Take advantage of any extra perks
While not essential, some green loans come with added perks, like free roadside assistance for EVs, discounts on solar products, or bundling deals if you're already a customer. These extras aren’t deal-breakers, but they can sweeten the offer.
Am I eligible for a green loan?
Eligibility is where green loans set themselves apart from regular personal loans. Here’s what most lenders typically look for:
- You’re at least 18 years old
- An Australian citizen or permanent resident
- Currently employed or earning a stable income (this can include self-employed or those with alternative documents through a low doc personal loan)
- You satisfy the lender’s minimum credit score (some lenders may consider applicants for personal loans with bad credit)
- Your purchase meets the lender’s definition of “green.” For example, solar systems installed by a Clean Energy Council-accredited provider or appliances with a specific energy star rating
How to apply for a green or solar loan
Here’s a step-by-step guide to applying for a green loan to fund eligible energy-efficient upgrades:
1. Gather your documents
Collect the essentials: proof of ID, recent payslips or tax returns, bank statements, and details of any existing loans or credit cards. You’ll also need quotes or invoices for the green product or service you’re financing.
2. Submit your application
Apply directly with a lender or through a loan broker. Some lenders offer instant approval or fast turnaround (typically 1-2 business days), especially if your paperwork is complete and you meet the lending criteria.
3. Confirm green loan eligibility
You may need to provide extra details about your purchase, such as product specs, energy ratings or proof that the installer is accredited (e.g. approved by a third-party regulator or from the lender’s panel of dealers).
4. Get approved and proceed with purchase
Once approved, you can go ahead with the purchase. Funds are usually transferred directly to your account or paid to the supplier, depending on the lender’s process.

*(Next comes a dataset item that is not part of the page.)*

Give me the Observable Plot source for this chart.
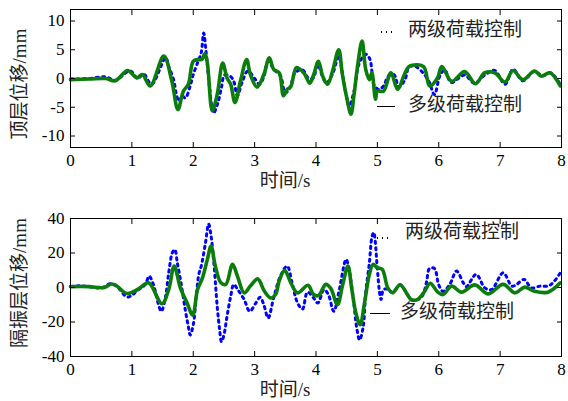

Keep in mind that not all lenders advertise these products as “green loans”. Some offer standard personal loans simply with a discounted interest rate or no/low fees for satisfying green-friendly conditions. It’s also worth checking if your state government offers rebates or incentives that can be combined with your loan to reduce your out-of-pocket costs even further.
Tips on getting your green loan approved
Get your finances in shape
Before applying, reduce your existing debts (e.g. car loans) where possible and avoid big spending. A clean transaction history and healthy savings balance can make a strong impression.
Check your credit score
Your credit score plays a big role in the rate you’re offered – or whether you’re approved at all. See where you stand by using a free credit reporting agency like Equifax or Experian.
Stick to eligible products and installers
Make sure your home upgrade or product qualifies under the lender’s green loan criteria. That often means choosing energy-rated appliances (typically above 4) or using solar installers accredited by the Clean Energy Council.
Avoid submitting multiple applications
Every loan application leaves a mark on your credit report. Applying with several lenders at once can hurt your credit score and reduce your chances, so consider using a broker to help you find the right match instead.